● **DATA SECTION**:
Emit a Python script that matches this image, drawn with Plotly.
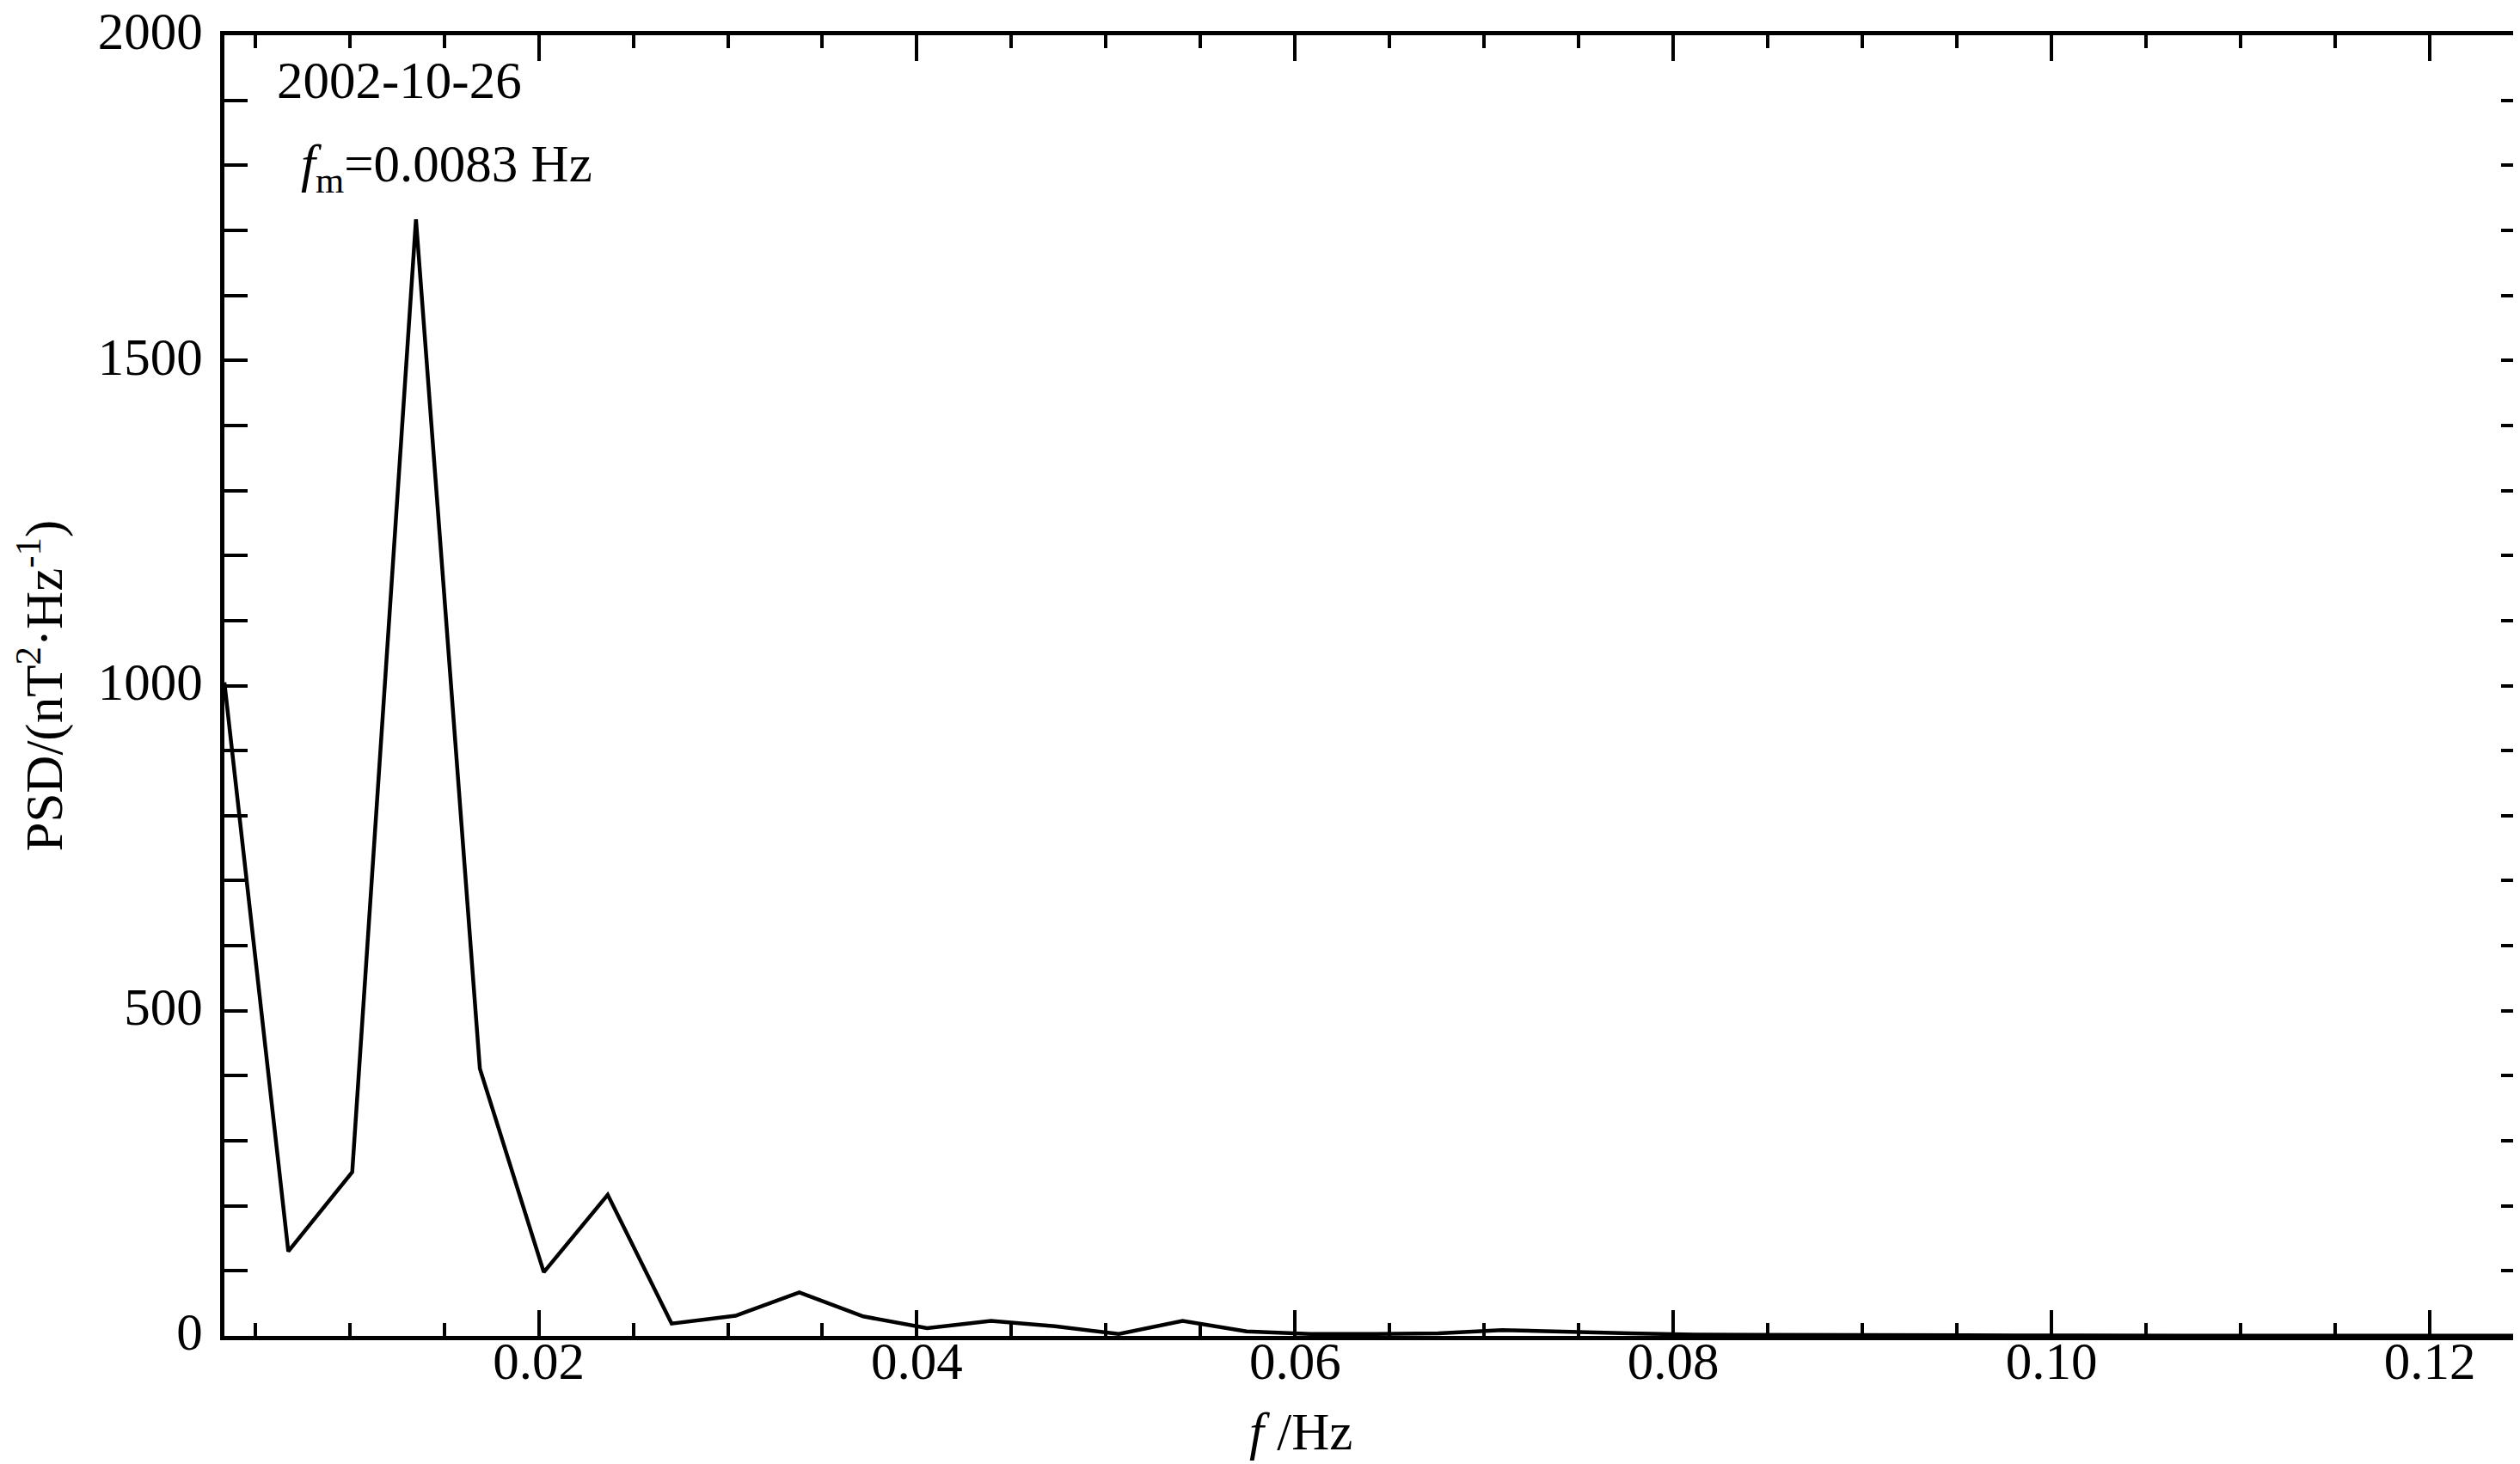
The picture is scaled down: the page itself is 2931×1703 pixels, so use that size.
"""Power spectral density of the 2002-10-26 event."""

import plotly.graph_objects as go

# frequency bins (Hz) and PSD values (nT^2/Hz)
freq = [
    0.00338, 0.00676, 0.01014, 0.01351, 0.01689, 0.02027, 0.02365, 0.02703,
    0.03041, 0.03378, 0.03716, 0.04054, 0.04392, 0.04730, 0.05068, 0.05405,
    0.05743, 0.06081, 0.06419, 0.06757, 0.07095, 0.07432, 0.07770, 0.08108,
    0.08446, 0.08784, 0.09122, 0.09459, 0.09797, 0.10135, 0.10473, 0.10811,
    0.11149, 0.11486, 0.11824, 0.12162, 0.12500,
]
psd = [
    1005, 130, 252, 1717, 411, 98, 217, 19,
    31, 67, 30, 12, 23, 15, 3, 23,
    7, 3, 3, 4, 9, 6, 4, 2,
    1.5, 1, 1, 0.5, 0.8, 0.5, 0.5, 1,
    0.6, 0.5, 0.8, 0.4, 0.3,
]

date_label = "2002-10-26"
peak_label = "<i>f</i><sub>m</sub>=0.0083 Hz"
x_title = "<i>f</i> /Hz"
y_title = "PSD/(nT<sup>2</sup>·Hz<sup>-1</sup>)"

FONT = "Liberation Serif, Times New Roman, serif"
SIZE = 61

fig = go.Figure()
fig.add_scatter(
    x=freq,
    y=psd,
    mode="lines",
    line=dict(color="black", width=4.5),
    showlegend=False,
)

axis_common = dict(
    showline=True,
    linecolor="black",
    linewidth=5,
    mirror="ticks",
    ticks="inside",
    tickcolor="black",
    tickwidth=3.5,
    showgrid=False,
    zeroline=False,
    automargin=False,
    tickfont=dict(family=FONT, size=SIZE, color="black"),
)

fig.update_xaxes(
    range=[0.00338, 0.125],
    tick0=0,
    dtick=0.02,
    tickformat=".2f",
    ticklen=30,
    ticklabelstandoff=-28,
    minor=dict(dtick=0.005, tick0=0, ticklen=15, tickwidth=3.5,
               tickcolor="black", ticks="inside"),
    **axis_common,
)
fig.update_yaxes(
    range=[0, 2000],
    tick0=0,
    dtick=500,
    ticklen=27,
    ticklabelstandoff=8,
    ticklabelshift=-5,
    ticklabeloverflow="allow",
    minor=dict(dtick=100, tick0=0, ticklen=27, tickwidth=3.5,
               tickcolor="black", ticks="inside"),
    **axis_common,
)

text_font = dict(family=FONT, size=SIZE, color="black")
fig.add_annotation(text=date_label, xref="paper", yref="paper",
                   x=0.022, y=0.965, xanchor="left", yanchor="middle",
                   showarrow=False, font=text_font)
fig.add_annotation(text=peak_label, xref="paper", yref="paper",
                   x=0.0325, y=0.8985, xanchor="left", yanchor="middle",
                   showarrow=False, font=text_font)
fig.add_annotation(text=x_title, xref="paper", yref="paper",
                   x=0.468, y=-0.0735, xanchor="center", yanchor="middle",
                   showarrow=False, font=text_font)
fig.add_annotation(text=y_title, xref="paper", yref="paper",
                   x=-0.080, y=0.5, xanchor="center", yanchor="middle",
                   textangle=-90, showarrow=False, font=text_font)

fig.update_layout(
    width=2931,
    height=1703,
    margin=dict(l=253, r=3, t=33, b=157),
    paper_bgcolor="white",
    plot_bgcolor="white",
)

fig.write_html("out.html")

● **SET TASK**: Please reproduce the listing exactly from its opening line through the line that contains "import plotly.graph_objects as go", both included, with all pictures omitted.

● **FINAL RESULT**:
Emit a Python script that matches this image, drawn with Plotly.
The picture is scaled down: the page itself is 2931×1703 pixels, so use that size.
"""Power spectral density of the 2002-10-26 event."""

import plotly.graph_objects as go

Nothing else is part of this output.